Dans le match revisité par Stora/de Rochebrune, il n’est pas question — comme à Blida — d’un challenge consistant à s’adjuger le sésame pour Russie 2018. L’enjeu est autrement plus décisif, autrement plus capital pour l’Algérie : l’usage du ballon rond et de sa caisse de résonance au service de l’Algérie en guerre.

Le duo Stora-de Rochebrune refait le match en moins de 90 minutes. Une poignée de minutes, le temps de donner à lire quatre pages (125-128). Amplement suffisant pour faire valoir comment une bande de footballeurs s’est reconvertie, balle « diplomatique » au pied, en un bataillon (pacifique) de combattants.

Lu sous un angle footballistique, « La Guerre d’Algérie vue par les Algériens » a le mérite de souligner la portée de l’évasion spectaculaire du 13 avril 1958 qui a fait « siffler » les téléscripteurs des agences de presse internationale.

Voulus par les deux auteurs comme une remise en perspective de la guerre d’indépendance algérienne et le réexamen de son long feuilleton à travers une sommes de dates fondatrices/décisives, les deux tomes « revisitent » le combat des Algériens en en fixant des séquences chronologiques emblématiques/lourdes.

Une grande portée

La date du 13 avril 1958 et son prolongement diplomatico-footballistique en fait partie. Entre la bataille d’Alger et l’indépendance sur fond de luttes fratricides entre frères d’armes, l’évasion des footballeurs « Français musulmans d’Algérie » y occupe une place importante.

« Pour remonter le moral de la population (algérienne) qui, en cette période indécise, risque de se détourner quelque peu de son combat, le FLN peut aussi compter pendant cette difficile année 1958 sur un ATOUT INÉDIT et apte à susciter l’adhésion populaire : la création d’une équipe de football de très haut niveau, soulignent Stora et Renaud de Rochebrune.

Celle-ci portera désormais les couleurs du FLN et fera acclamer son drapeau dans les stades tout autour de la planète malgré le refus de la Fédération internationale, la FIFA, de la reconnaître comme membre représentant un pays ».

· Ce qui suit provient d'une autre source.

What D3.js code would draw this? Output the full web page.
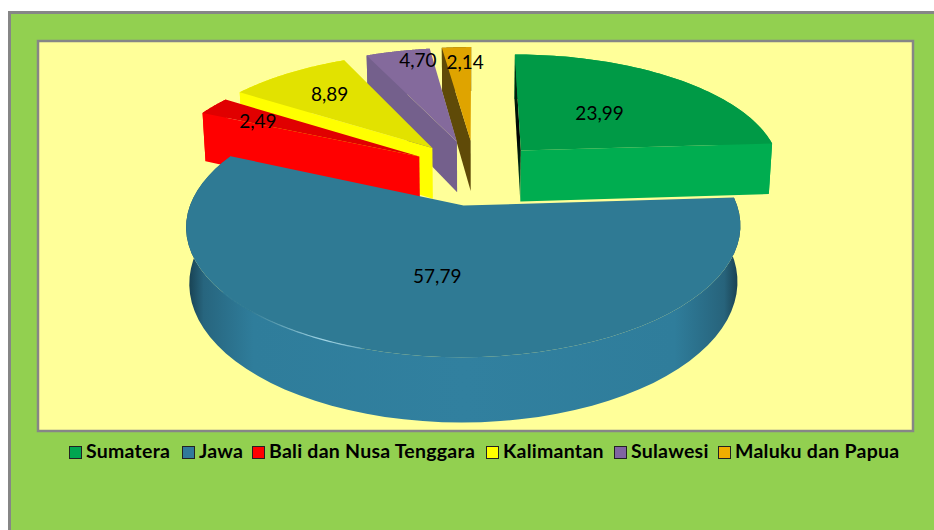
<!DOCTYPE html>
<html><head><meta charset="utf-8">
<style>html,body{margin:0;padding:0;background:#fff}svg{display:block}</style>
<script src="https://d3js.org/d3.v7.min.js"></script></head>
<body><svg id="c" width="934" height="530"></svg>
<script>
const categories=["Sumatera","Jawa","Bali dan Nusa Tenggara","Kalimantan","Sulawesi","Maluku dan Papua"];
const values=[23.99,57.79,2.49,8.89,4.70,2.14];
const topColors=["#009A46","#2F7A94","#E00000","#E2E200","#846A9C","#DFA400"];
const wallColors=["#00AD50","#2F7F9F","#FF0000","#FFFF00","#74608C","#5F4A08"];
const legendColors=["#00A650","#31799B","#FF0000","#FFFF00","#8064A2","#F0AE00"];
const legendX=[69,182,252,486,614,718];
const labelRadius=[.49,.52,.745,.69,.87,.82];
const labelTurn=[0,-1,-3,0,4,2];

const svg=d3.select("#c");
const W=934,H=530;
const px=475,py=172,R=262,A=116.8,K=.1535,DEPTH=52.5,BOTTOM_SHRINK=.989,EXPL_U=.258,EXPL_V=.28;
const explosionU=[1.02,.9,.96,1,1,1];
const explosionV=[.93,1,1,1,1,1];
const rad=d=>d*Math.PI/180;

function project(u,v,lower){
  const w=1+K*v;
  let x=px+R*u/w,y=py-A*v/w;
  if(lower){x=px+(x-px)*BOTTOM_SHRINK;y+=DEPTH/w;}
  return [x,y];
}
const arcs=d3.pie().sort(null).value(d=>d).startAngle(0).endAngle(2*Math.PI)(values);
const line=d3.line().curve(d3.curveLinear);
const pts=(a0,a1,geom,low)=>d3.range(0,61).map(i=>{const a=a0+(a1-a0)*i/60;return project(geom.cu+Math.sin(a),geom.cv+Math.cos(a),low);});
const geomOf=(s,i)=>{const m=(s.startAngle+s.endAngle)/2;return {cu:EXPL_U*explosionU[i]*Math.sin(m),cv:EXPL_V*explosionV[i]*Math.cos(m)};};

const defs=svg.append("defs");
const g1=defs.append("linearGradient").attr("id","jawaSide").attr("gradientUnits","userSpaceOnUse").attr("x1",187).attr("x2",741).attr("y1",0).attr("y2",0);
[[0,"#173e4e"],[.03,"#27657e"],[.12,"#2f7d9b"],[.5,"#31809f"],[.88,"#2f7d9b"],[.97,"#27637b"],[1,"#173a48"]].forEach(s=>g1.append("stop").attr("offset",s[0]).attr("stop-color",s[1]));
const g2=defs.append("linearGradient").attr("id","sumEdge").attr("gradientUnits","userSpaceOnUse").attr("x1",0).attr("x2",0).attr("y1",53).attr("y2",202);
[[0,"#00401c"],[.55,"#000"],[1,"#00602c"]].forEach(s=>g2.append("stop").attr("offset",s[0]).attr("stop-color",s[1]));
const g3=defs.append("linearGradient").attr("id","shine").attr("gradientUnits","userSpaceOnUse").attr("x1",250).attr("x2",400).attr("y1",0).attr("y2",0);
[[0,"#2f7a94"],[.5,"#9fd4e6"],[1,"#2f7a94"]].forEach(s=>g3.append("stop").attr("offset",s[0]).attr("stop-color",s[1]));

svg.append("rect").attr("x",9.5).attr("y",12.5).attr("width",W).attr("height",H).attr("fill","#92D050").attr("stroke","#868686").attr("stroke-width",3);
svg.append("rect").attr("x",38).attr("y",41).attr("width",875).attr("height",390).attr("fill","#FFFF99").attr("stroke","#868686").attr("stroke-width",2.5);

const order=[5,4,3,2,0,1];
const chart=svg.append("g");
order.forEach(i=>{
  const s=arcs[i],g=geomOf(s,i),a0=s.startAngle,a1=s.endAngle,gEl=chart.append("g");
  const apexTop=project(g.cu,g.cv,false),apexLow=project(g.cu,g.cv,true);
  const rimAt=(a,l)=>project(g.cu+Math.sin(a),g.cv+Math.cos(a),l);
  gEl.append("path").attr("d",line(pts(a0,a1,g,false).concat(pts(a0,a1,g,true).reverse()))+"Z")
    .attr("fill",i===1?"url(#jawaSide)":wallColors[i]);
  if(i===0){
    gEl.append("path").attr("d",line([rimAt(a0,false),apexTop,apexLow,rimAt(a0,true)])+"Z").attr("fill","url(#sumEdge)");
    gEl.append("path").attr("d",line([apexTop,rimAt(a1,false),rimAt(a1,true),apexLow])+"Z").attr("fill",wallColors[i]);
  } else if(i!==1){
    gEl.append("path").attr("d",line([apexTop,rimAt(a0,false),rimAt(a0,true),apexLow])+"Z").attr("fill",wallColors[i]);
  }
  gEl.append("path").attr("d",line([apexTop].concat(pts(a0,a1,g,false)))+"Z").attr("fill",topColors[i]);
  if(i===1){
    gEl.append("path").attr("d",line(pts(rad(198),rad(232),g,false))).attr("fill","none").attr("stroke","url(#shine)").attr("stroke-width",1.2);
  }
});

const fmt=d3.formatLocale({decimal:",",thousands:".",grouping:[3],currency:["",""]}).format(".2f");
svg.append("g").selectAll("text").data(arcs).join("text")
  .attr("transform",(s,i)=>{const g=geomOf(s,i),m=(s.startAngle+s.endAngle)/2+rad(labelTurn[i]),r=labelRadius[i];
    const p=project(g.cu+r*Math.sin(m),g.cv+r*Math.cos(m),false);return `translate(${p[0]},${p[1]})`;})
  .attr("text-anchor","middle").attr("dy","0.35em").attr("font-family","Lato").attr("font-size",19).attr("fill","#000")
  .text(s=>fmt(s.data));

const lg=svg.append("g").selectAll("g").data(categories).join("g").attr("transform",(d,i)=>`translate(${legendX[i]},446)`);
lg.append("rect").attr("x",.5).attr("y",.5).attr("width",12).attr("height",12).attr("fill",(d,i)=>legendColors[i]).attr("stroke","#222").attr("stroke-width",1);
lg.append("text").attr("x",17).attr("y",12).attr("font-family","Lato").attr("font-weight",700).attr("font-size",19.5).attr("letter-spacing",.25).attr("fill","#000").text(d=>d);
</script></body></html>
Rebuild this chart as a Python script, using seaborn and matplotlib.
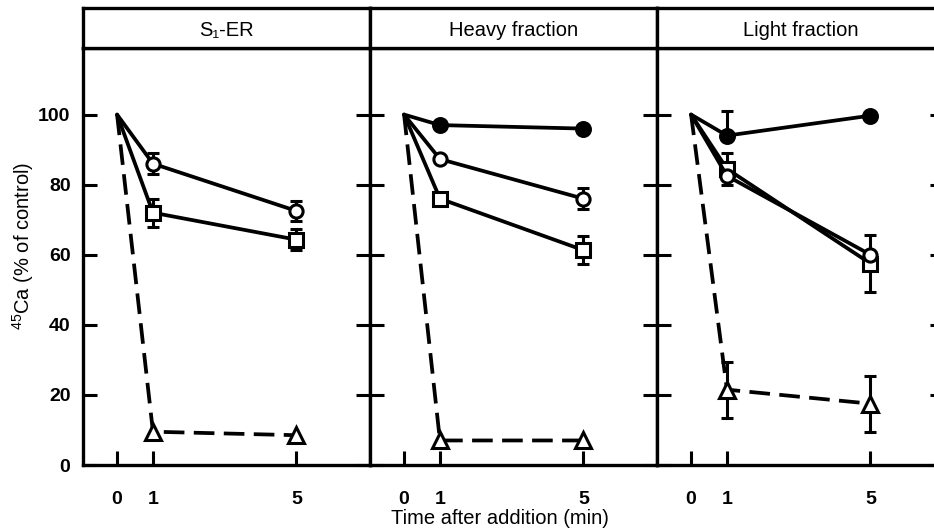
import matplotlib
matplotlib.use("Agg")
import matplotlib.pyplot as plt
import numpy as np
import pandas as pd
import seaborn as sns

# ---- data ----
times = [0, 1, 5]
panel_titles = ["S\u2081-ER", "Heavy fraction", "Light fraction"]

s1_open = [100, 86, 72.5]
s1_open_err = [0, 3, 2.8]
s1_square = [100, 72, 64.3]
s1_square_err = [0, 4, 3]
s1_tri = [100, 9.5, 8.5]

heavy_filled = [100, 97, 96]
heavy_open = [100, 87.3, 76]
heavy_open_err = [0, 0, 3]
heavy_square = [100, 76, 61.3]
heavy_square_err = [0, 0, 4]
heavy_tri = [100, 7, 7]

light_filled = [100, 94, 99.7]
light_filled_err_up = [0, 7, 0]
light_open = [100, 82.5, 60]
light_square = [100, 84.5, 57.5]
light_square_err = [0, 4.5, 8]
light_tri = [100, 21.5, 17.5]
light_tri_err = [0, 8, 8]

yticks = [0, 20, 40, 60, 80, 100]
xticks = [0, 1, 5]

sns.set_theme(style="white")
plt.rcParams['font.family'] = ['Liberation Sans', 'DejaVu Sans']
plt.rcParams['mathtext.fontset'] = 'custom'
plt.rcParams['mathtext.rm'] = 'Liberation Sans'
plt.rcParams['text.color'] = 'black'
plt.rcParams['axes.labelcolor'] = 'black'
plt.rcParams['xtick.color'] = 'black'
plt.rcParams['ytick.color'] = 'black'

W, H = 934, 531
fig = plt.figure(figsize=(W / 100, H / 100), dpi=100)

left0, pw = 83, 287
ax_bot, ax_top, strip_top = 465, 48, 8

series = {
    0: [
        ("open", s1_open, s1_open_err, s1_open_err),
        ("square", s1_square, s1_square_err, s1_square_err),
        ("tri", s1_tri, None, None),
    ],
    1: [
        ("filled", heavy_filled, None, None),
        ("open", heavy_open, heavy_open_err, heavy_open_err),
        ("square", heavy_square, heavy_square_err, heavy_square_err),
        ("tri", heavy_tri, None, None),
    ],
    2: [
        ("filled", light_filled, [0, 0, 0], light_filled_err_up),
        ("square", light_square, light_square_err, light_square_err),
        ("open", light_open, None, None),
        ("tri", light_tri, light_tri_err, light_tri_err),
    ],
}

styles = {
    "filled": dict(marker="o", markersize=10, markerfacecolor="black"),
    "open": dict(marker="o", markersize=9.5, markerfacecolor="white"),
    "square": dict(marker="s", markersize=9.5, markerfacecolor="white"),
    "tri": dict(marker="^", markersize=12, markerfacecolor="white"),
}

lw_frame = 2.4
for i in range(3):
    x0 = left0 + i * pw
    ax = fig.add_axes([x0 / W, (H - ax_bot) / H, pw / W, (ax_bot - ax_top) / H])
    sax = fig.add_axes([x0 / W, (H - ax_top) / H, pw / W, (ax_top - strip_top) / H])

    for kind, vals, elo, ehi in series[i]:
        df = pd.DataFrame({"time": times, "value": vals})
        st = styles[kind]
        ls = (0, (5.5, 2.5)) if kind == "tri" else "-"
        if elo is not None:
            ax.errorbar(times[1:], vals[1:], yerr=[elo[1:], ehi[1:]], fmt="none",
                        ecolor="black", elinewidth=2.2, capsize=4, capthick=2.2, zorder=2)
        sns.lineplot(data=df, x="time", y="value", ax=ax, color="black",
                     linewidth=2.7, linestyle=ls, markevery=[1, 2],
                     markeredgecolor="black", markeredgewidth=2.2,
                     errorbar=None, zorder=3, **st)

    ax.set_xlim(-0.95, 7.05)
    ax.set_ylim(0, 119)
    ax.set_xticks(xticks)
    ax.set_yticks(yticks)
    ax.set_xlabel("")
    ax.set_ylabel("")
    ax.tick_params(axis="both", direction="in", length=10, width=2.2, color="black",
                   labelsize=14, labelcolor="black")
    ax.tick_params(axis="y", left=True, right=True, pad=9)
    ax.tick_params(axis="x", bottom=True, top=False, pad=19)
    for lab in ax.get_xticklabels() + ax.get_yticklabels():
        lab.set_fontweight("bold")
    if i > 0:
        ax.set_yticklabels([])
    for sp in ax.spines.values():
        sp.set_linewidth(lw_frame)
        sp.set_color("black")
        sp.set_visible(True)

    sax.set_xticks([])
    sax.set_yticks([])
    for sp in sax.spines.values():
        sp.set_linewidth(lw_frame)
        sp.set_color("black")
        sp.set_visible(True)
    sax.text(0.5, 0.45, panel_titles[i], ha="center", va="center", fontsize=14.5,
             transform=sax.transAxes)

fig.text(23 / W, 1 - 246 / H, "$\\mathregular{^{45}}$Ca (% of control)", ha="center",
         va="center", rotation=90, fontsize=14.5)
fig.text(500 / W, 1 - 519 / H, "Time after addition (min)", ha="center", va="center",
         fontsize=14.5)

fig.savefig("out.png", dpi=100)
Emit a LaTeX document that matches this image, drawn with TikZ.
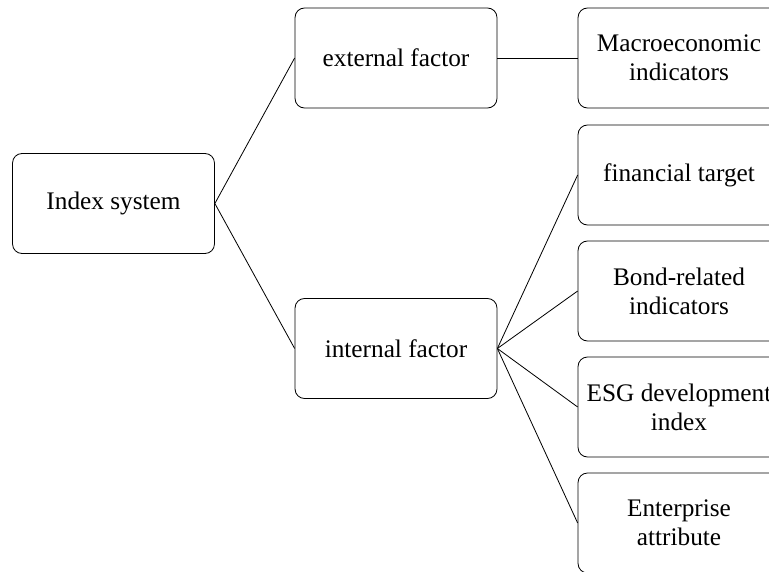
\documentclass[tikz,border=0pt]{standalone}
\usepackage{fontspec}
\setmainfont{Liberation Serif}
\begin{document}
\begin{tikzpicture}[x=0.026cm, y=-0.026cm, line width=0.6pt]

\tikzset{box/.style={draw, rounded corners=7pt,
    minimum width=5.25cm, minimum height=2.6cm, align=center,
    font=\fontsize{18.7}{21.4}\selectfont}}
\def\colA{113.5}
\def\colB{396}
\def\colC{679}

\clip (0,0) rectangle (769,571);

\node[box] (index) at (\colA,203.5) {Index system};

\node[box] (external) at (\colB,58) {external factor};
\node[box] (internal) at (\colB,348.5) {internal factor};

\node[box] (macro) at (\colC,58) {Macroeconomic\\indicators};
\node[box] (finance) at (\colC,175) {financial target};
\node[box] (bond) at (\colC,291) {Bond-related\\indicators};
\node[box] (esg) at (\colC,407) {ESG development\\index};
\node[box] (attr) at (\colC,523) {Enterprise\\attribute};

\draw (index.east) -- (external.west);
\draw (index.east) -- (internal.west);

\draw (external.east) -- (macro.west);

\draw (internal.east) -- (finance.west);
\draw (internal.east) -- (bond.west);
\draw (internal.east) -- (esg.west);
\draw (internal.east) -- (attr.west);

\end{tikzpicture}
\end{document}
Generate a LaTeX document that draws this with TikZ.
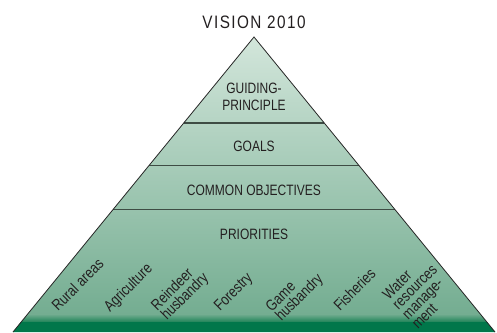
\documentclass[tikz,border=0pt]{standalone}
\usepackage{fontspec}
\setmainfont{Liberation Sans}
\newfontfamily\condfont[FakeStretch=0.8]{Liberation Sans}
\newfontfamily\titlefont[FakeStretch=0.85,LetterSpace=8]{Liberation Sans}
\newfontfamily\sectfont[FakeStretch=0.82]{Liberation Sans}
\usetikzlibrary{calc}
\definecolor{txt}{HTML}{231F20}
\definecolor{pyrtop}{HTML}{D3E6DB}
\definecolor{pyrmid}{HTML}{74AD91}
\definecolor{pyrband}{HTML}{1E8458}
\definecolor{pyrdark}{HTML}{00774A}
\definecolor{divcol}{HTML}{3E4C44}
\tikzset{
  titlestyle/.style={inner sep=0pt, text=txt, font=\titlefont\fontsize{18}{20}\selectfont},
  lvl/.style={inner sep=0pt, text=txt, align=center, font=\condfont\fontsize{15}{17}\selectfont},
  sect/.style={rotate=45, anchor=base west, align=left, inner sep=0pt, text=txt, font=\sectfont\fontsize{15.5}{13.8}\selectfont},
  divider/.style={draw=divcol, line width=1.3pt},
  outline/.style={draw=black!85, line width=0.8pt, line join=miter}
}
\begin{document}
\begin{tikzpicture}[x=1pt,y=1pt]
\useasboundingbox (0,0) rectangle (497,332);
\coordinate (apex) at (254,295);
\coordinate (bl) at (13,0);
\coordinate (br) at (495,0);
\begin{scope}
  \clip (apex) -- (bl) -- (br) -- cycle;
  \shade[top color=pyrtop, bottom color=pyrmid] (0,296) rectangle (497,18);
  \shade[top color=pyrmid, bottom color=pyrband] (0,18) rectangle (497,10);
  \fill[pyrdark] (0,10) rectangle (497,-1);
\end{scope}
\coordinate (d1l) at ($(apex)!0.2915!(bl)$);
\coordinate (d1r) at ($(apex)!0.2915!(br)$);
\coordinate (d2l) at ($(apex)!0.4356!(bl)$);
\coordinate (d2r) at ($(apex)!0.4356!(br)$);
\coordinate (d3l) at ($(apex)!0.5847!(bl)$);
\coordinate (d3r) at ($(apex)!0.5847!(br)$);
\draw[divider] (d1l) -- (d1r);
\draw[divider] (d2l) -- (d2r);
\draw[divider] (d3l) -- (d3r);
\draw[outline] (bl) -- (apex) -- (br);

\node[titlestyle, anchor=base] (vision) at (254,303.7) {VISION 2010};
\node[lvl] (guiding) at (254,235) {GUIDING-\\PRINCIPLE};
\node[lvl] (goals) at (254,185.8) {GOALS};
\node[lvl] (common) at (254,141.5) {COMMON OBJECTIVES};
\node[lvl] (prio) at (254,97.5) {PRIORITIES};

% multi-line labels: base anchor sits on the last line
\node[sect] (rural) at (58,20) {Rural areas};
\node[sect] (agri) at (110,19) {Agriculture};
\node[sect] (rein) at (167,11) {Reindeer\\husbandry};
\node[sect] (forest) at (220,20) {Forestry};
\node[sect] (game) at (281.6,10) {Game\\husbandry};
\node[sect] (fish) at (340,20) {Fisheries};
\node[sect] (water) at (418,2) {Water\\resources\\manage-\\ment};
\end{tikzpicture}
\end{document}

Les travaux historiques et les recherches n’ayant pas encore permis de savoir « avec certitude » l’identité de l’acteur qui « a eu le premier l’idée de ce coup de pouce au FLN ». Ce dont ils sont sûrs cependant : l’évasion spectaculaire des footballeurs « FMA » et la mise sur pied de l’équipe de l’Algérie combattante ont servi de véritable caisse de résonance au service de la Révolution. « Le coup de pouce s’avérera un remarquable coup de communication ».

Ferhat Abbas : « Ils ont fait gagner des années à la cause de l’indépendance »

Accueillis en Suisse par Ferhat Abbas — qui n’est pas encore président du GPRA –, les membres d’un des groupes déserteurs sont salués par le futur Président. « Il leur dit qu’ils ont fait gagner des années à la cause de l’indépendance », notent les auteurs en rappelant une rencontre – malheureusement –sans images.

« Couronnée de succès », la mise sur pied de l’équipe du FLN — une « initiative pacifique » — « peut apparaître comme un symbole de la nouvelle étape dans laquelle est entrée la guerre en 1958 ». Et pour cause : avec l’arrivée du général de Gaule à la tête de l’Exécutif, « il est définitivement clair que l’issue du conflit ne sera pas décidé par le seul recours aux armes.

De Gaulle, le recensement de ses déclarations publiques comme privées le prouve, en est déjà certainement persuadé. Pour l’Armée de Libération Nationale, c’est devenu une évidence : c’est bien par la négociation que tout se réglera et la position du FLN au niveau international jouera à cet égard un rôle essentiel (…) Le temps des armes n’est donc pas dépassé pour autant, même si le temps de la politique va désormais prendre toute sa place ».

À coup de tournées à succès et à coup d’audiences médiatiques avec des figures de la vie internationale au rang desquels Ho Chi Minh et Giap, l’équipe du FLN sera partie prenante du « temps de la politique ».